15. A method for developing a prototypical motive within a piece of music comprising:
providing a readable storage medium containing a first set of data representative of performance data of the piece of music and a second set of data representative of auditory information of the piece of music;
analyzing the first and second data sets to identify a plurality of note attributes of a plurality of note events of the piece of music;
determining at least one melody based on at least one of the plurality of note attributes; and
developing a prototypical motive based, at least in part, from the plurality of note attributes, wherein the prototypical motive is a subset of the at least one melody.
16. A method according to claim 15, wherein said analyzing is conducted via adaptive melodic segmentation.
17. A method according to claim 16, wherein adaptive melodic segmentation includes:
determining threshold candidates from the plurality of note attributes;
grouping a plurality of note events existing between threshold candidates into potential melodies; and
analyzing the potential melodies for opportunities to combine one or more of the potential melodies based upon similarities in note attributes of the plurality of note events within each of the potential melodies.

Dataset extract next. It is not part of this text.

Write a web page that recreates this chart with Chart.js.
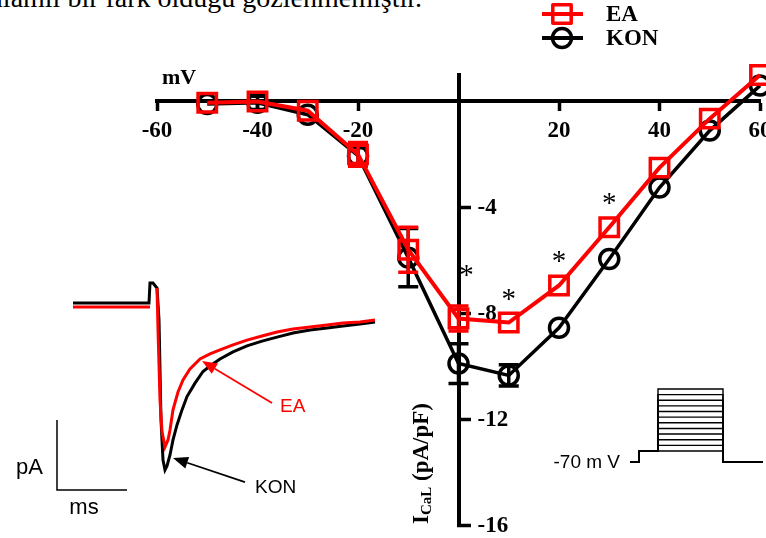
<!DOCTYPE html>
<html>
<head>
<meta charset="utf-8">
<script src="https://cdn.jsdelivr.net/npm/chart.js@4.4.1/dist/chart.umd.min.js"></script>
<style>
html, body { margin: 0; padding: 0; background: #fff; }
#wrap { position: relative; width: 766px; height: 538px; overflow: hidden; background: #fff; }
canvas { position: absolute; }
#traces { left: 0; top: 270px; }
#proto { left: 540px; top: 370px; }
#main { left: 0; top: 0; }
#caption { position: absolute; right: 344px; top: -16px; font: 28px "Liberation Serif", "Times New Roman", serif; line-height: 28px; white-space: nowrap; color: #000; }
</style>
</head>
<body>
<div id="wrap">
  <div id="caption">anlamlı bir fark olduğu gözlenmemiştir.</div>
  <canvas id="traces" width="390" height="268"></canvas>
  <canvas id="proto" width="226" height="110"></canvas>
  <canvas id="main" width="766" height="538"></canvas>
</div>
<script>
// ---------- I-V data (mV, pA/pF) ----------
const voltages   = [-50, -40, -30, -20, -10, 0, 10, 20, 30, 40, 50, 60];
const eaCurrent  = [-0.05, 0.0, -0.35, -2.0, -5.6, -8.2, -8.35, -6.95, -4.75, -2.5, -0.65, 1.0];
const eaError    = [0, 0, 0, 0.45, 0.85, 0.47, 0, 0, 0, 0, 0, 0];
const konCurrent = [-0.1, -0.05, -0.5, -2.05, -5.9, -9.9, -10.35, -8.55, -5.95, -3.25, -1.1, 0.6];
const konError   = [0, 0.25, 0, 0.3, 1.1, 0.75, 0.4, 0, 0, 0, 0, 0];
const significantVoltages = [0, 10, 20, 30];
const xTickValues = [-60, -40, -20, 20, 40, 60];
const yTickValues = [-4, -8, -12, -16];
const seriesNames = ['EA', 'KON'];
const xAxisLabel = 'mV';
const yAxisMain = 'I', yAxisSub = 'CaL', yAxisRest = ' (pA/pF)';

// ---------- example current traces (time ms, normalised current) ----------
const konTraceTime = [0, 76, 77, 80, 84, 86, 88, 90, 92, 94, 97, 100, 104, 109, 114, 122, 130, 137, 147, 160, 174, 189, 204, 220, 237, 254, 270, 287, 302];
const konTraceCur  = [0, 0, 0.12, 0.12, 0.09, -0.10, -0.70, -0.94, -1.0, -0.976, -0.91, -0.82, -0.73, -0.64, -0.56, -0.48, -0.41, -0.377, -0.335, -0.293, -0.257, -0.228, -0.204, -0.18, -0.162, -0.15, -0.138, -0.126, -0.114];
const eaTraceTime  = [0, 77, 80, 84, 85, 87, 89, 92, 95, 97, 100, 105, 110, 117, 127, 137, 147, 160, 174, 189, 204, 220, 237, 254, 270, 287, 302];
const eaTraceCur   = [-0.024, -0.024, null, 0.09, -0.16, -0.58, -0.77, -0.862, -0.82, -0.76, -0.64, -0.533, -0.46, -0.395, -0.335, -0.305, -0.281, -0.251, -0.222, -0.198, -0.174, -0.156, -0.144, -0.132, -0.12, -0.114, -0.102];
const traceLabels = ['EA', 'KON'];
const scaleBarLabels = ['pA', 'ms'];

// ---------- voltage protocol (ms, mV) ----------
const holdingPotential = -70;
const prePulsePotential = -50;
const protocolTimes = [0, 9, 28, 93, 133];
const testPotentials = [-50, -40, -30, -20, -10, 0, 10, 20, 30, 40, 50, 60];
const protocolLabel = '-70 m V';

const SERIF = '"Liberation Serif", "Times New Roman", serif';
const SANS = '"Liberation Sans", Arial, sans-serif';
const RED = '#ff0000';

// ================= MAIN I-V CHART =================
const errorBarPlugin = {
  id: 'errorBars',
  afterDatasetDraw(chart, args) {
    const ds = chart.data.datasets[args.index];
    if (!ds.errors) return;
    const { ctx, scales: { x, y } } = chart;
    ctx.save();
    ctx.strokeStyle = ds.borderColor;
    ctx.lineWidth = 3.5;
    ds.data.forEach((p, i) => {
      const e = ds.errors[i];
      if (!e) return;
      const px = x.getPixelForValue(p.x);
      const top = y.getPixelForValue(p.y + e);
      const bot = y.getPixelForValue(p.y - e);
      ctx.beginPath();
      ctx.moveTo(px, top); ctx.lineTo(px, bot);
      ctx.moveTo(px - 10, top); ctx.lineTo(px + 10, top);
      ctx.moveTo(px - 10, bot); ctx.lineTo(px + 10, bot);
      ctx.stroke();
    });
    ctx.restore();
  }
};

const yLabelPlugin = {
  id: 'yLabels',
  beforeDatasetsDraw(chart) {
    const { ctx, scales: { x, y } } = chart;
    const ax = x.getPixelForValue(0);
    ctx.save();
    ctx.font = 'bold 23px ' + SERIF;
    ctx.fillStyle = '#000';
    ctx.textAlign = 'left';
    ctx.textBaseline = 'middle';
    y.ticks.forEach(t => ctx.fillText(String(t.value), ax + 19, y.getPixelForValue(t.value) + 1));
    ctx.restore();
  }
};

const starPlugin = {
  id: 'stars',
  afterDatasetsDraw(chart) {
    const { ctx, scales: { x, y } } = chart;
    ctx.save();
    ctx.font = '29px ' + SERIF;
    ctx.fillStyle = '#000';
    ctx.textAlign = 'center';
    ctx.textBaseline = 'alphabetic';
    significantVoltages.forEach(v => {
      const i = voltages.indexOf(v);
      const py = y.getPixelForValue(eaCurrent[i]);
      const errPx = y.getPixelForValue(eaCurrent[i] - eaError[i]) - py;
      const cx = x.getPixelForValue(v) + (eaError[i] ? 8 : 0);
      const cy = py - 29 - 1.6 * errPx;
      ctx.fillText('*', cx, cy + 14);
    });
    ctx.restore();
  }
};

const decorPlugin = {
  id: 'decor',
  afterDraw(chart) {
    const { ctx } = chart;
    ctx.save();
    // legend
    chart.data.datasets.forEach((ds, i) => {
      const cy = 14 + i * 24;
      ctx.strokeStyle = ds.borderColor;
      ctx.lineWidth = 4;
      ctx.beginPath(); ctx.moveTo(542, cy); ctx.lineTo(583, cy); ctx.stroke();
      ctx.lineWidth = 3.5;
      ctx.lineJoin = 'round';
      ctx.beginPath();
      if (ds.pointStyle === 'rect') ctx.rect(562 - 9.2, cy - 9.2, 18.4, 18.4);
      else ctx.arc(562, cy, 9.5, 0, Math.PI * 2);
      ctx.stroke();
      ctx.fillStyle = '#000';
      ctx.font = 'bold 23px ' + SERIF;
      ctx.textAlign = 'left';
      ctx.textBaseline = 'middle';
      ctx.fillText(ds.label, 606, cy + 1);
    });
    // x-axis unit
    ctx.fillStyle = '#000';
    ctx.font = 'bold 22px ' + SERIF;
    ctx.textAlign = 'left';
    ctx.textBaseline = 'middle';
    ctx.fillText(xAxisLabel, 162, 78);
    // y-axis title (rotated, with subscript)
    ctx.translate(428, 524);
    ctx.rotate(-Math.PI / 2);
    ctx.textBaseline = 'alphabetic';
    ctx.font = 'bold 23px ' + SERIF;
    ctx.fillText(yAxisMain, 0, 0);
    let w = ctx.measureText(yAxisMain).width;
    ctx.font = 'bold 15px ' + SERIF;
    ctx.fillText(yAxisSub, w, 3);
    w += ctx.measureText(yAxisSub).width;
    ctx.font = 'bold 23px ' + SERIF;
    ctx.fillText(yAxisRest, w, 0);
    ctx.restore();
  }
};

const noEdgePadding = s => { s.paddingLeft = 0; s.paddingRight = 0; s.paddingTop = 0; s.paddingBottom = 0; };

new Chart(document.getElementById('main'), {
  type: 'line',
  data: {
    datasets: [
      {
        label: seriesNames[0],
        data: voltages.map((v, i) => ({ x: v, y: eaCurrent[i] })),
        errors: eaError,
        borderColor: RED, borderWidth: 4,
        pointStyle: 'rect', pointRadius: 13, pointBorderWidth: 3.5,
        pointBorderColor: RED, pointBackgroundColor: 'rgba(0,0,0,0)',
        tension: 0, clip: false
      },
      {
        label: seriesNames[1],
        data: voltages.map((v, i) => ({ x: v, y: konCurrent[i] })),
        errors: konError,
        borderColor: '#000', borderWidth: 3.5,
        pointStyle: 'circle', pointRadius: 9.5, pointBorderWidth: 3.5,
        pointBorderColor: '#000', pointBackgroundColor: 'rgba(0,0,0,0)',
        tension: 0, clip: false
      }
    ]
  },
  options: {
    responsive: false, animation: false, events: [],
    layout: { autoPadding: false, padding: { left: 157, right: 6, top: 75, bottom: 13 } },
    plugins: { legend: { display: false }, tooltip: { enabled: false } },
    scales: {
      x: {
        type: 'linear', min: -60, max: 60, position: { y: 0 },
        afterBuildTicks: s => { s.ticks = xTickValues.map(v => ({ value: v })); },
        afterFit: noEdgePadding,
        grid: { drawOnChartArea: false, drawTicks: true, tickLength: 8, tickWidth: 3.5, tickColor: '#000' },
        border: { display: true, color: '#000', width: 4 },
        ticks: { color: '#000', autoSkip: false, maxRotation: 0, padding: 8,
                 font: { family: SERIF, size: 23, weight: 'bold' },
                 callback: v => String(v) }
      },
      y: {
        type: 'linear', min: -16, max: 1, position: { x: 0 },
        afterBuildTicks: s => { s.ticks = yTickValues.map(v => ({ value: v })); },
        afterFit: noEdgePadding,
        grid: { drawOnChartArea: false, drawTicks: true, tickLength: -14, tickWidth: 3.5, tickColor: '#000' },
        border: { display: true, color: '#000', width: 4 },
        ticks: { display: false }
      }
    }
  },
  plugins: [yLabelPlugin, errorBarPlugin, starPlugin, decorPlugin]
});

// ================= INSET: CURRENT TRACES =================
const arrowPlugin = {
  id: 'arrows',
  afterDatasetsDraw(chart) {
    const { ctx, scales: { x, y } } = chart;
    const arrows = [
      { color: RED, label: traceLabels[0], tip: [129, -0.347], tail: [199, -0.599], text: [207, -0.623] },
      { color: '#000', label: traceLabels[1], tip: [100, -0.928], tail: [172, -1.072], text: [182, -1.108] }
    ];
    ctx.save();
    arrows.forEach(a => {
      const x1 = x.getPixelForValue(a.tail[0]), y1 = y.getPixelForValue(a.tail[1]);
      const x2 = x.getPixelForValue(a.tip[0]), y2 = y.getPixelForValue(a.tip[1]);
      const ang = Math.atan2(y2 - y1, x2 - x1);
      const hl = 15, hw = 6;
      const bx = x2 - hl * Math.cos(ang), by = y2 - hl * Math.sin(ang);
      ctx.strokeStyle = a.color; ctx.fillStyle = a.color; ctx.lineWidth = 1.8;
      ctx.beginPath(); ctx.moveTo(x1, y1); ctx.lineTo(bx, by); ctx.stroke();
      ctx.beginPath();
      ctx.moveTo(x2, y2);
      ctx.lineTo(bx + hw * Math.sin(ang), by - hw * Math.cos(ang));
      ctx.lineTo(bx - hw * Math.sin(ang), by + hw * Math.cos(ang));
      ctx.closePath(); ctx.fill();
      ctx.font = '19px ' + SANS;
      ctx.textAlign = 'left'; ctx.textBaseline = 'middle';
      ctx.fillText(a.label, x.getPixelForValue(a.text[0]), y.getPixelForValue(a.text[1]));
    });
    // scale bar labels
    ctx.fillStyle = '#000';
    ctx.font = '22px ' + SANS;
    ctx.textBaseline = 'middle';
    ctx.textAlign = 'right';
    ctx.fillText(scaleBarLabels[0], x.getPixelForValue(-30), y.getPixelForValue(-0.99));
    ctx.textAlign = 'center';
    ctx.fillText(scaleBarLabels[1], x.getPixelForValue(11), y.getPixelForValue(-1.23));
    ctx.restore();
  }
};

new Chart(document.getElementById('traces'), {
  type: 'line',
  data: {
    datasets: [
      { data: eaTraceTime.map((t, i) => ({ x: t, y: eaTraceCur[i] })), borderColor: RED, borderWidth: 3, pointRadius: 0, tension: 0, spanGaps: false, clip: false },
      { data: konTraceTime.map((t, i) => ({ x: t, y: konTraceCur[i] })), borderColor: '#000', borderWidth: 3, pointRadius: 0, tension: 0, clip: false },
      { data: [{ x: -16, y: -0.70 }, { x: -16, y: -1.12 }, { x: 54, y: -1.12 }], borderColor: '#000', borderWidth: 1.5, pointRadius: 0, tension: 0, clip: false }
    ]
  },
  options: {
    responsive: false, animation: false, events: [],
    layout: { autoPadding: false, padding: 0 },
    plugins: { legend: { display: false }, tooltip: { enabled: false } },
    scales: {
      x: { type: 'linear', min: -73, max: 317, display: false },
      y: { type: 'linear', min: -1.407, max: 0.1976, display: false }
    }
  },
  plugins: [arrowPlugin]
});

// ================= INSET: VOLTAGE PROTOCOL =================
const protoLabelPlugin = {
  id: 'protoLabel',
  afterDatasetsDraw(chart) {
    const { ctx, scales: { x, y } } = chart;
    ctx.save();
    ctx.fillStyle = '#000';
    ctx.font = '19px ' + SANS;
    ctx.textAlign = 'right';
    ctx.textBaseline = 'middle';
    ctx.fillText(protocolLabel, x.getPixelForValue(-10), y.getPixelForValue(holdingPotential) + 1);
    ctx.restore();
  }
};

const [t0, tPre, tStart, tEnd, tStop] = protocolTimes;
new Chart(document.getElementById('proto'), {
  type: 'line',
  data: {
    datasets: testPotentials.map(v => ({
      data: [
        { x: t0, y: holdingPotential }, { x: tPre, y: holdingPotential },
        { x: tPre, y: prePulsePotential }, { x: tStart, y: prePulsePotential },
        { x: tStart, y: v }, { x: tEnd, y: v },
        { x: tEnd, y: holdingPotential }, { x: tStop, y: holdingPotential }
      ],
      borderColor: '#000', borderWidth: 1.4, pointRadius: 0, tension: 0, clip: false
    }))
  },
  options: {
    responsive: false, animation: false, events: [],
    layout: { autoPadding: false, padding: 0 },
    plugins: { legend: { display: false }, tooltip: { enabled: false } },
    scales: {
      x: { type: 'linear', min: -90, max: 136, display: false },
      y: { type: 'linear', min: -101.5, max: 93.7, display: false }
    }
  },
  plugins: [protoLabelPlugin]
});
</script>
</body>
</html>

18. A method for developing a prototypical motive within a piece of music comprising:
storing a piece of music in both performance and auditory forms;
generating a plurality of note attributes from a plurality of note events in the performance form and from a corresponding plurality of note events in the auditory form;
determining at least one melody based upon at least one of said plurality of note attributes;
extracting at least two motives from the at least one melody; and
comparing one of the least two motives with the other of the at least two motives to determine a prototypical motive for the piece of music.